Friday, February 13, 2015

Population One

Theories of solpisism.  The secret wars.  Drug induced peace.  A population of chemical reactions that function like disheveled mechanical life sized dolls.  Analogies of magnesium craniums attached to the basis for excess machineries.  In and out.  On and off.  Dissolution of binaries of consumption.  Cat's cradle.

The story is too terrible.  I don't know that I want to write it.  I wanted a companion, an equal.  Don't know if I can find that in an uncontrollable catastrophe.  At least I disproved radioactivity.  Too many drugs equals magnetic force of addiction and compulsion.  The staples of food seem less desirable.  Water is in plentitude.  News of the drought came from mismanaged instruments in Californian chapparal ecosystem. 

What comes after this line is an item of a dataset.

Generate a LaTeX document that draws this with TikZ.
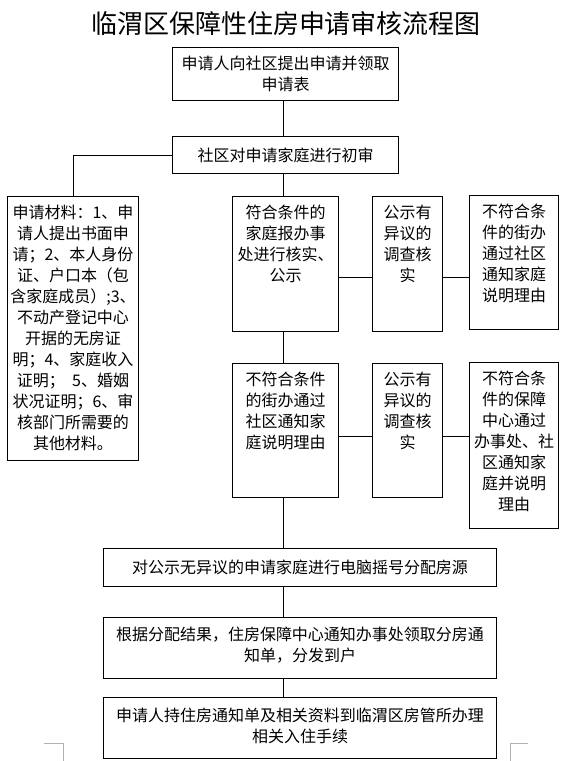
\documentclass[tikz,border=0pt]{standalone}
\usepackage{fontspec}
\setmainfont{Noto Sans CJK SC}
\usetikzlibrary{positioning}
\tikzset{
  stepbox/.style={rectangle, draw=black, line width=1pt, inner sep=0pt, anchor=north west},
  boxtext/.style={align=center, inner sep=0pt, font=\fontsize{16}{21}\selectfont},
  link/.style={line width=0.9pt},
  cropmark/.style={line width=0.9pt, gray!60}
}

\begin{document}
\begin{tikzpicture}[x=1pt, y=-1pt]
\useasboundingbox (0,0) rectangle (570,761);

% title
\node[font=\fontsize{26}{30}\selectfont, inner sep=0pt] (title) at (286,24) {临渭区保障性住房申请审核流程图};

% main column
\coordinate (spine) at (283,0);
\node[stepbox, minimum width=226, minimum height=53] (b1) at (172,47) {};
\node[boxtext] (t1) at (b1.center) {申请人向社区提出申请并领取\\申请表};
\node[stepbox, minimum width=226, minimum height=37] (b2) at (172,136) {};
\node[boxtext] (t2) at (b2.center) {社区对申请家庭进行初审};

% materials
\node[stepbox, minimum width=131, minimum height=264] (lb) at (7,196) {};
\node[boxtext, below=9pt of lb.north] (tl) {申请材料：1、申\\请人提出书面申\\请；2、本人身份\\证、户口本（包\\含家庭成员）;3、\\不动产登记中心\\开据的无房证\\明；4、家庭收入\\证明；\ \ 5、婚姻\\状况证明；6、审\\核部门所需要的\\其他材料。};

% row 1
\node[stepbox, minimum width=106, minimum height=135] (m1) at (232,196) {};
\node[boxtext, below=9pt of m1.north] (tm1) {符合条件的\\家庭报办事\\处进行核实、\\公示};
\node[stepbox, minimum width=70, minimum height=135] (c1) at (372,196) {};
\node[boxtext, below=9pt of c1.north] (tc1) {公示有\\异议的\\调查核\\实};
\node[stepbox, minimum width=89, minimum height=134] (d1) at (469,195) {};
\node[boxtext, below=9pt of d1.north] (td1) {不符合条\\件的街办\\通过社区\\通知家庭\\说明理由};

% row 2
\node[stepbox, minimum width=106, minimum height=134] (m2) at (232,363) {};
\node[boxtext, below=9pt of m2.north] (tm2) {不符合条件\\的街办通过\\社区通知家\\庭说明理由};
\node[stepbox, minimum width=70, minimum height=134] (c2) at (372,363) {};
\node[boxtext, below=9pt of c2.north] (tc2) {公示有\\异议的\\调查核\\实};
\node[stepbox, minimum width=89, minimum height=166] (d2) at (469,362) {};
\node[boxtext, below=9pt of d2.north] (td2) {不符合条\\件的保障\\中心通过\\办事处、社\\区通知家\\庭并说明\\理由};

% bottom steps
\node[stepbox, minimum width=393, minimum height=38] (ba) at (103,548) {};
\node[boxtext] (ta) at (ba.center) {对公示无异议的申请家庭进行电脑摇号分配房源};
\node[stepbox, minimum width=393, minimum height=61] (bb) at (103,617) {};
\node[boxtext] (tb) at ([yshift=3pt]bb.center) {根据分配结果，住房保障中心通知办事处领取分房通\\知单，分发到户};
\node[stepbox, minimum width=393, minimum height=61] (bc) at (103,697) {};
\node[boxtext] (tc) at ([yshift=2pt]bc.center) {申请人持住房通知单及相关资料到临渭区房管所办理\\相关入住手续};

% connectors
\coordinate (r1) at (0,277);
\coordinate (r2) at (0,436);
\draw[link] (b1.south -| spine) -- (b2.north -| spine);
\draw[link] (b2.west) -| (lb.north);
\draw[link] (b2.south -| spine) -- (m1.north -| spine);
\draw[link] (m1.east |- r1) -- (c1.west |- r1);
\draw[link] (c1.east |- r1) -- (d1.west |- r1);
\draw[link] (m1.south -| spine) -- (m2.north -| spine);
\draw[link] (m2.east |- r2) -- (c2.west |- r2);
\draw[link] (c2.east |- r2) -- (d2.west |- r2);
\draw[link] (m2.south -| spine) -- (ba.north -| spine);
\draw[link] (ba.south -| spine) -- (bb.north -| spine);
\draw[link] (bb.south -| spine) -- (bc.north -| spine);

% page corner marks
\draw[cropmark] (44,743) -- (63,743) -- (63,761);
\draw[cropmark] (528,743) -- (510,743) -- (510,761);

\end{tikzpicture}
\end{document}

Used to know lonliness.  Now I feel plaintive and a bit psychic.  Wonder what happened to the other water bearers.  Am I solely here to live?  Beauty, Truth, Fortitude, Wisdoms.  Explore reactive capacities in others?  Am I here to catalog the external human as a set of rote functions, bonded to a chemical/magnetic prison?  Gravity is too fun to contemplate.  So are outdated models of existence.  I look around furtively.  Could a more plaintive melody be played?  I wonder.  What tore this world assunder?  Was it inhumane cruelties that got canceled by some kind of rebound force, a protective layer encouraging Life?  Or is it just Beauty, or Just Beauty.

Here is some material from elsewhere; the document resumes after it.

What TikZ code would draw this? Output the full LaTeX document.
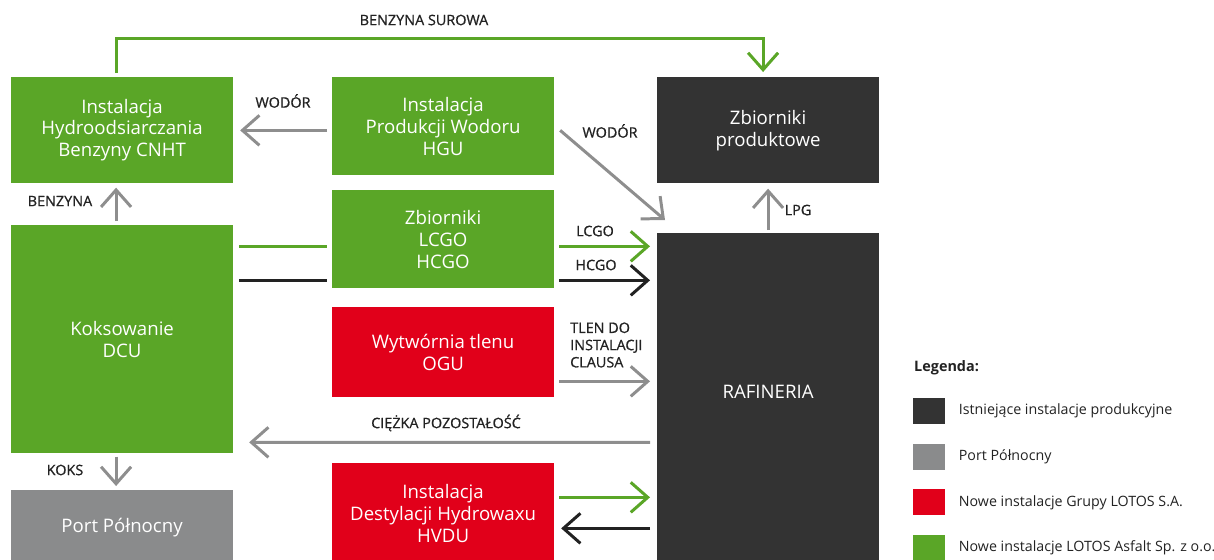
\documentclass[tikz,border=0pt]{standalone}
\usepackage{fontspec}
\setmainfont{Open Sans}
\newfontfamily\labfont{Open Sans}[FakeBold=0.8]
\usepackage{xcolor}
\usepackage{tikz}
\usetikzlibrary{arrows.meta, calc}
\definecolor{lgreen}{HTML}{5AA627}
\definecolor{ldark}{HTML}{333333}
\definecolor{lgray}{HTML}{8A8B8C}
\definecolor{lred}{HTML}{E1001A}
\definecolor{lline}{HTML}{8E8E8E}
\definecolor{ltext}{HTML}{222222}

\begin{document}
\begin{tikzpicture}[x=0.02cm, y=-0.02cm,
    unit/.style={anchor=north west, minimum width=4.43cm, inner sep=0pt, text=white,
        align=center, font=\fontsize{10.6}{12.4}\selectfont},
    flow/.style={line width=1.7pt, -{Straight Barb[length=3.4mm, width=6mm]}},
    lab/.style={text=ltext, font=\labfont\fontsize{8.2}{9.8}\selectfont},
    swatch/.style={anchor=north west, minimum width=0.64cm, minimum height=0.52cm, inner sep=0pt}]
    \useasboundingbox (0,0) rectangle (1214,559);

    % units
    \node[unit, fill=lgreen, minimum height=2.12cm, text depth=0.1cm] (cnht) at (11,77) {Instalacja\\Hydroodsiarczania\\Benzyny CNHT};
    \node[unit, fill=lgreen, minimum height=4.56cm] (dcu) at (11,225) {Koksowanie\\DCU};
    \node[unit, fill=lgray, minimum height=1.5cm] (port) at (11,490) {Port Północny};
    \node[unit, fill=lgreen, minimum height=1.96cm] (hgu) at (332,77) {Instalacja\\Produkcji Wodoru\\HGU};
    \node[unit, fill=lgreen, minimum height=1.96cm] (tanks) at (332,190) {Zbiorniki\\LCGO\\HCGO};
    \node[unit, fill=lred, minimum height=1.8cm] (ogu) at (332,307) {Wytwórnia tlenu\\OGU};
    \node[unit, fill=lred, minimum height=2cm] (hvdu) at (332,463) {Instalacja\\Destylacji Hydrowaxu\\HVDU};
    \node[unit, fill=ldark, minimum height=2.12cm] (prod) at (657,77) {Zbiorniki\\produktowe};
    \node[unit, fill=ldark, minimum height=6.6cm,
        label={[text=white, yshift=0.14cm, font=\fontsize{10.6}{12.4}\selectfont]center:RAFINERIA}] (raf) at (657,233) {};

    % flows
    \draw[flow, lgreen] ($(cnht.north)+(-6,-4)$) -- ++(0,-35) -| ($(prod.north)+(-5,-5)$);
    \node[lab] (l1) at (424,20) {BENZYNA SUROWA};
    \draw[flow, lline] ($(hgu.west |- cnht.east)+(-5,0)$) -- ($(cnht.east)+(7,0)$);
    \node[lab] (l2) at (283,101) {WODÓR};
    \draw[flow, lline] ($(dcu.north)+(-6,-4)$) -- ($(cnht.south)+(-6,4)$);
    \node[lab] (l3) at (60,201) {BENZYNA};
    \draw[lgreen, line width=1.7pt] ($(dcu.east |- tanks.west)+(6,7)$) -- ($(tanks.west)+(-5,7)$);
    \draw[ltext, line width=1.7pt] ($(dcu.east |- tanks.west)+(6,41)$) -- ($(tanks.west)+(-5,41)$);
    \draw[flow, lline] ($(hgu.east)+(6,4)$) -- ($(raf.north west)+(8,-13)$);
    \node[lab] (l4) at (610,131) {WODÓR};
    \draw[flow, lgreen] ($(tanks.east)+(5,7)$) -- ($(raf.west |- tanks.east)+(-7,7)$);
    \node[lab] (l5) at (595,231) {LCGO};
    \draw[flow, ltext] ($(tanks.east)+(5,41)$) -- ($(raf.west |- tanks.east)+(-7,41)$);
    \node[lab] (l6) at (596,265) {HCGO};
    \draw[flow, lline] ($(raf.north)+(0,-3)$) -- ($(prod.south)+(0,5)$);
    \node[lab] (l7) at (798,210) {LPG};
    \draw[flow, lline] ($(ogu.east)+(5,29)$) -- ($(raf.west |- ogu.east)+(-7,29)$);
    \node[lab, align=left, anchor=west] (l8) at (564,345) {TLEN DO\\INSTALACJI\\CLAUSA};
    \draw[flow, lline] ($(raf.west)+(-7,44)$) -- ($(dcu.east)+(16,103)$);
    \node[lab] (l9) at (446,423) {CIĘŻKA POZOSTAŁOŚĆ};
    \draw[flow, lgreen] ($(hvdu.east)+(5,-16)$) -- ($(raf.west |- hvdu.east)+(-7,-16)$);
    \draw[flow, ltext] ($(raf.west |- hvdu.east)+(-7,15)$) -- ($(hvdu.east)+(7,15)$);
    \draw[flow, lline] ($(dcu.south)+(-6,3)$) -- ($(port.north)+(-6,-4)$);
    \node[lab] (l10) at (65,470) {KOKS};

    % legend
    \node[text=ltext, anchor=west, font=\fontsize{8.2}{9.8}\bfseries] (leg) at (908,368) {Legenda:};
    \foreach \c/\t [count=\i] in {ldark/Istniejące instalacje produkcyjne, lgray/Port Północny,
        lred/Nowe instalacje Grupy LOTOS S.A., lgreen/Nowe instalacje LOTOS Asfalt Sp. z o.o.} {
        \node[swatch, fill=\c] (k\i) at (913,{352+45.7*\i}) {};
        \node[lab, anchor=west, font=\fontsize{8.1}{9.8}\selectfont] (t\i) at ($(k\i.east)+(7,0)$) {\t};
    }
\end{tikzpicture}
\end{document}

Why do I like looking at pictures of native naked women?  Was I a traveler to this Earth?  An everloving fucking colonizer with amnesia?  Or a dream enthusiast who wanted to destroy ugliness by releasing the captivating bonds of an Art too indescribable for word or template?

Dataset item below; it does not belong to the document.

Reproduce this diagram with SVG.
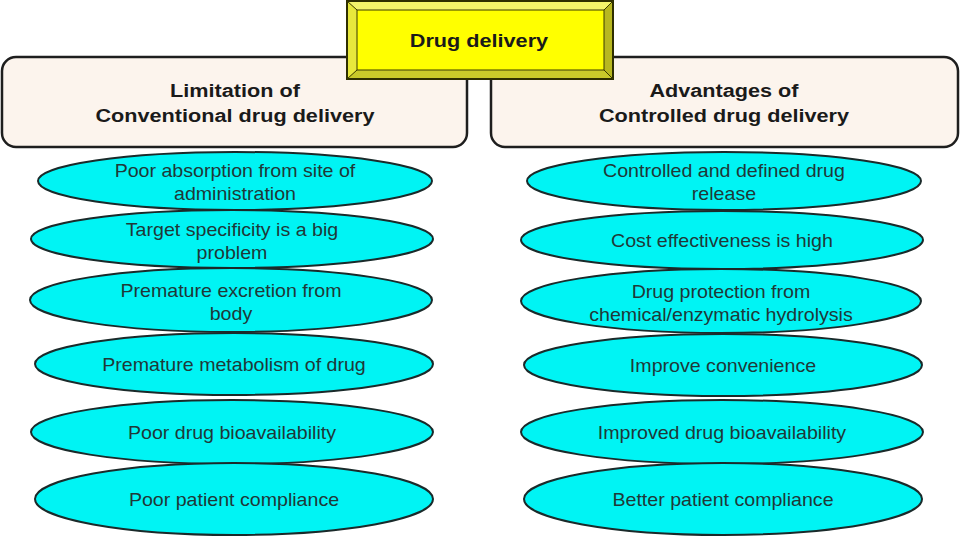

I want to throw external garbage in the trash.  I do not know any longer, about the Copernican model of the solar system because it seems like older garbage from hundreds of years ago.  How long will I live?  I am clean, I inspected, but am I immortal and soulful without wounds?  I have some measure of nervousness as to how long this will last.  Maybe later I should clean and inspect the cabin.  It seems acrid right now, like an old environment, too much ash in the air, but the ash should soak up water moisture and spread it around in globules instead of the standard regular dispersion, which seems ok for now.  Smoking is something to contemplate, as is smokeing.  What are the effects?  "Smoking" is a misunderstood term for something worse than lightening warfare, and old throwback to magnets with parallels to zombieizm inherent in atmospheric magnetic events.  Everytime I want to look up census information I feel balked.  How much of it is accurate?  Maybe I can only trust my own perceptions on the matter and feelings.  I feel Like I am the last one alive, thought I feel sane.  My mental health waned with too much alcohol consumption, but sobriety has been completed after a water regimen lasting only eight hours.  These things are important to catalog.  This is the beginning of my electronic journal.  The thoughts and impressions are mine alone, and have little to do with intellectual parasitism beyond maybe the English language.  English conotates spin as a rule in billards.  Do not do the language and truth a disservice, and it will be fine.  I am gravitating again towards food.  But what I learned is salient and observed.  Water will act like a forcefield, soft and yielding yet hard when attacked.  Ice is impenitrable.  These misspellings, they are just my individual takes on the language and translatable by life.  Is there any Life left? 

Change in habits perhaps.  No more drinking beer unless there is an emergency psychological evaluation.  Less spending of money.  More clothing?